I'm at a church barbecue chatting with another parent. He doesn't want to confess the pain over the growing intimacy gap between him and his daughter, and so he resorts to a joke ... with an edge.
"Hey, you've got sons," he tells me. "That's easy. Try talking to a human hormone machine instead. The Little Diva's refusing to go to the annual Father-Daughter dance with me this year. She threw a fit about it last night."
I don't laugh. Why do we say something negative about our teen to a peer that we'd never say to our child's face? To diminish hurt over rejection? To minimize a fear of failing at the vocation of parenting? Or maybe we sense hatred in our hearts, and those sappy commercials tell us we're supposed to feel tender and affectionate -- all the time.

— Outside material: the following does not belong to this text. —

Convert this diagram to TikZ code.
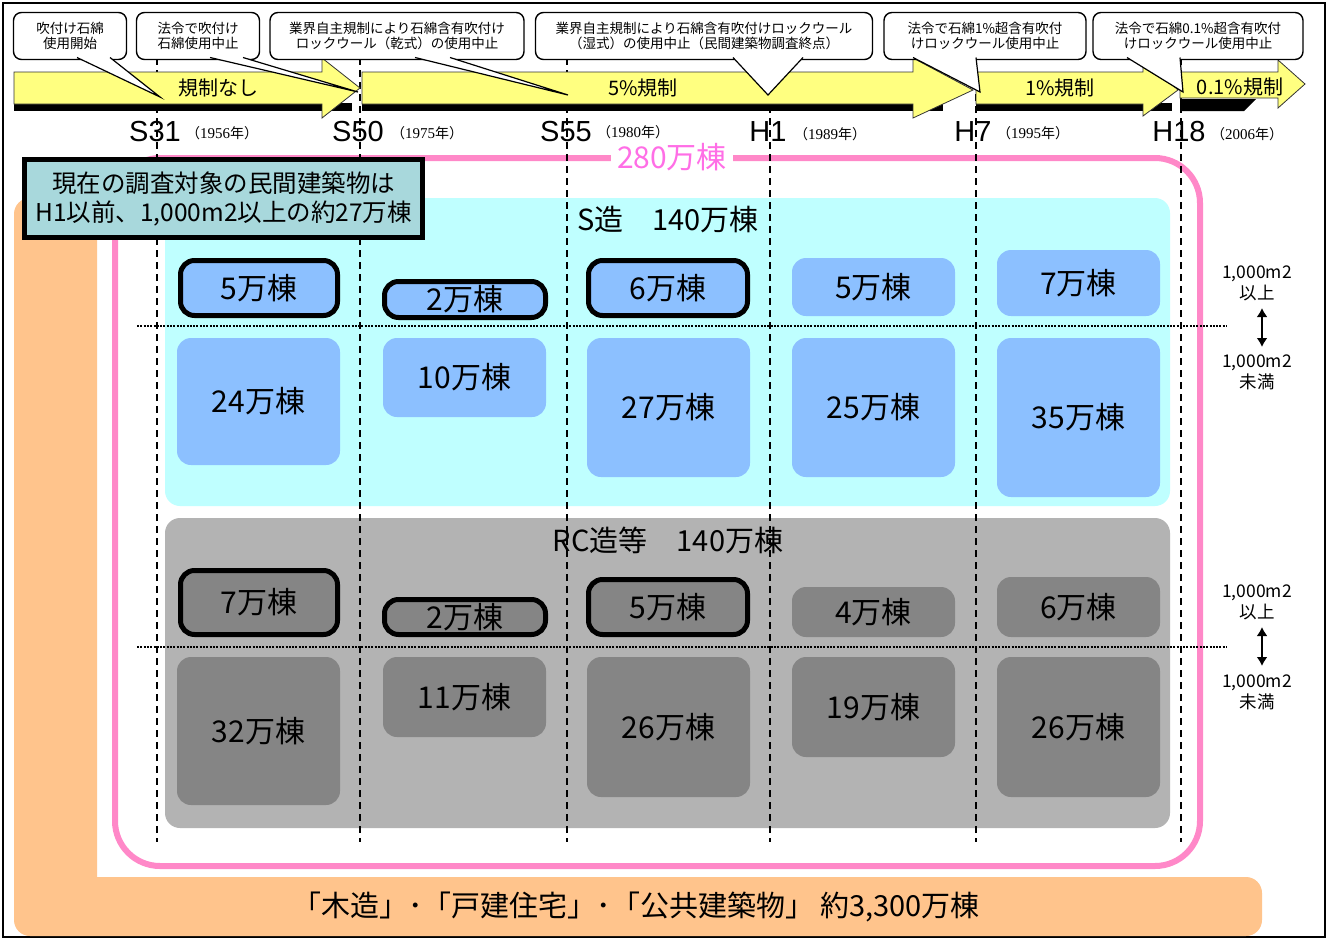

I'm not saying that joking can't lighten the burden of parenting, but slander never works. Confession, however, does.
"My heart's aching because my daughter and I aren't as close as we used to be."

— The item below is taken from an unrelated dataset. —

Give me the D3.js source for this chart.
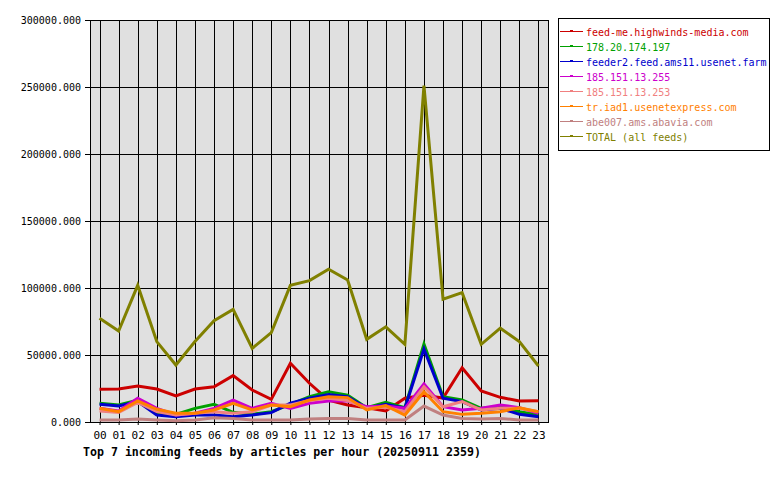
<!DOCTYPE html>
<html>
<head>
<meta charset="UTF-8">
<title>Top 7 incoming feeds</title>
<script src="https://d3js.org/d3.v7.min.js"></script>
<style>
  * { margin: 0; padding: 0; }
  body { background: #fff; }
  text { font-family: "DejaVu Sans Mono", monospace; }
</style>
</head>
<body>
<div id="chart"></div>
<script>
const hours = ["00","01","02","03","04","05","06","07","08","09","10","11",
               "12","13","14","15","16","17","18","19","20","21","22","23"];

const feedNames = ["feed-me.highwinds-media.com", "178.20.174.197", "feeder2.feed.ams11.usenet.farm",
                   "185.151.13.255", "185.151.13.253", "tr.iad1.usenetexpress.com",
                   "abe007.ams.abavia.com", "TOTAL (all feeds)"];
const feedColors = ["#cc0000", "#00a000", "#0000cc", "#cc00cc", "#f08080", "#ff8000", "#c08080", "#808000"];

const highwinds = [24400,24600,26900,24600,19400,24600,26300,34600,23900,16900,43800,28900,
                   16400,12700,10700,8200,17700,20000,17900,40500,23100,18400,15700,15900];
const ip174     = [14000,12700,16400,6000,5700,10200,13200,7200,5700,7700,13200,18900,
                   22600,20100,10700,14700,10700,58200,18900,16400,10200,11400,7700,5200];
const ams11     = [13200,11900,15200,5200,4000,5200,5200,4000,5200,7000,14000,17700,
                   20600,18900,10200,13200,10200,54500,17700,15200,9000,10200,5700,4000];
const ip255     = [10200,8200,17700,10200,5200,6500,10200,16400,10200,13900,10200,14000,
                   15700,15700,11400,12000,10200,28400,11400,9000,10200,12700,10700,6500];
const ip253     = [8200,7200,14700,7700,5200,6500,7700,6500,7700,12700,12700,16000,
                   17700,16000,10200,11000,7700,26300,11400,15200,9000,10200,10200,7700];
const iad1      = [10200,7700,15700,9500,6500,6500,9000,14000,9000,12700,11400,16400,
                   18900,18200,9000,12200,5200,22600,7700,5700,6500,7700,10700,7700];
const abavia    = [1500,1500,2200,1500,1000,1500,3200,2700,1500,1500,1500,2200,
                   2700,2700,1500,1500,1500,11900,5200,2700,2200,2700,1500,1500];
const total     = [77400,67900,102000,60000,42500,60000,75600,84000,55000,66700,102000,105500,
                   114000,106000,61700,71000,58000,251000,91600,96500,58000,70000,60000,41800];

const yTicks = [0, 50000, 100000, 150000, 200000, 250000, 300000];
const title = "Top 7 incoming feeds by articles per hour (20250911 2359)";

const series = [highwinds, ip174, ams11, ip255, ip253, iad1, abavia, total];

const width = 780, height = 480;
const plot = {left: 90, right: 548, top: 20, bottom: 422};

const svg = d3.select("#chart").append("svg")
  .attr("width", width)
  .attr("height", height);

const x = d3.scalePoint()
  .domain(hours)
  .range([plot.left, plot.right])
  .padding(0.5);

const y = d3.scaleLinear()
  .domain([0, 300000])
  .range([plot.bottom, plot.top]);

// plot background
svg.append("rect")
  .attr("x", plot.left).attr("y", plot.top)
  .attr("width", plot.right - plot.left)
  .attr("height", plot.bottom - plot.top)
  .attr("fill", "#e0e0e0");

// grid
svg.append("g")
  .selectAll("line")
  .data(yTicks)
  .join("line")
  .attr("x1", plot.left).attr("x2", plot.right)
  .attr("y1", d => Math.round(y(d)) + 0.5).attr("y2", d => Math.round(y(d)) + 0.5)
  .attr("stroke", "#000");

svg.append("g")
  .selectAll("line")
  .data(hours)
  .join("line")
  .attr("x1", d => Math.round(x(d)) + 0.5).attr("x2", d => Math.round(x(d)) + 0.5)
  .attr("y1", plot.top).attr("y2", plot.bottom)
  .attr("stroke", "#000");

// y axis
const yAxis = svg.append("g")
  .attr("transform", `translate(${plot.left},0)`)
  .call(d3.axisLeft(y).tickValues(yTicks).tickSize(5).tickPadding(4)
    .tickFormat(d => d3.format(".3f")(d)));
yAxis.select(".domain").remove();
yAxis.selectAll("line").attr("stroke", "#000");
yAxis.selectAll("text").style("font-size", "10px").attr("fill", "#000");

// x axis
const xAxis = svg.append("g")
  .attr("transform", `translate(0,${plot.bottom})`)
  .call(d3.axisBottom(x).tickSize(3).tickPadding(6));
xAxis.select(".domain").remove();
xAxis.selectAll("line").attr("stroke", "#000");
xAxis.selectAll("text").style("font-size", "11px").attr("fill", "#000");

// frame
svg.append("rect")
  .attr("x", plot.left + 0.5).attr("y", plot.top + 0.5)
  .attr("width", plot.right - plot.left)
  .attr("height", plot.bottom - plot.top)
  .attr("fill", "none")
  .attr("stroke", "#000");

// lines
const line = d3.line()
  .x((d, i) => x(hours[i]))
  .y(d => y(d));

svg.append("g")
  .selectAll("path")
  .data(series)
  .join("path")
  .attr("d", d => line(d))
  .attr("fill", "none")
  .attr("stroke", (d, i) => feedColors[i])
  .attr("stroke-width", 3);

// legend
const legend = svg.append("g");
legend.append("rect")
  .attr("x", 558.5).attr("y", 18.5)
  .attr("width", 211).attr("height", 132)
  .attr("fill", "#fff")
  .attr("stroke", "#000");

const item = legend.selectAll("g.item")
  .data(feedNames.map((name, i) => ({name, color: feedColors[i]})))
  .join("g")
  .attr("class", "item")
  .attr("transform", (d, i) => `translate(0,${31.5 + i * 15})`);

item.append("line")
  .attr("x1", 560).attr("x2", 583)
  .attr("shape-rendering", "crispEdges")
  .attr("stroke", d => d.color);
item.append("rect")
  .attr("x", 570.5).attr("y", -1.5)
  .attr("width", 2).attr("height", 1)
  .attr("fill", "none")
  .attr("shape-rendering", "crispEdges")
  .attr("stroke", d => d.color);
item.append("text")
  .attr("x", 586).attr("y", 4)
  .style("font-size", "10px")
  .attr("fill", d => d.color)
  .text(d => d.name);

// title
svg.append("text")
  .attr("x", 83).attr("y", 456)
  .style("font-size", "11.6px")
  .style("font-weight", "bold")
  .attr("fill", "#000")
  .text(title);
</script>
</body>
</html>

"I'm terrified that he's turning away from God."
"I don't like my teen at all these days. Please pray like mad for an outpouring of supernatural love."

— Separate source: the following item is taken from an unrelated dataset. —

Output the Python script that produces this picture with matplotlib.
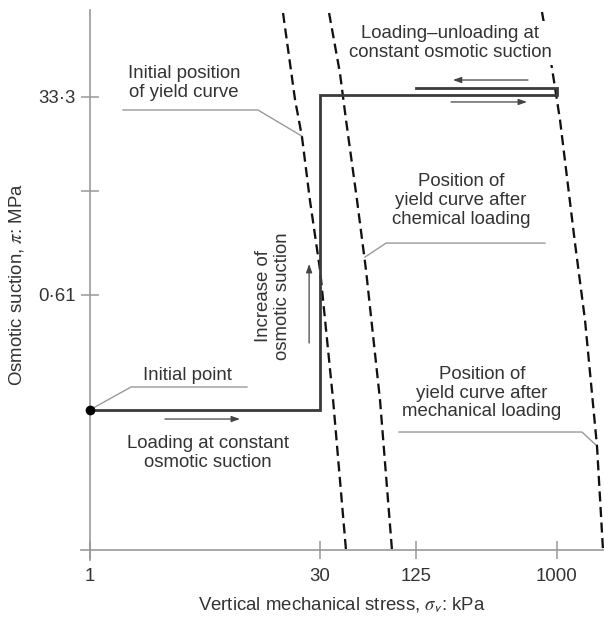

And for those of us who prefer dry humor to passionate outpourings, self-deprecatory comedy can serve as the chosen vehicle for confession.
Take stock of your recent conversations with other parents. How we talk about our children when they aren't around is a litmus test of the relationship. If you've been "joking" about teenagers, or about adolescence, or even about your particular child, what's really going on?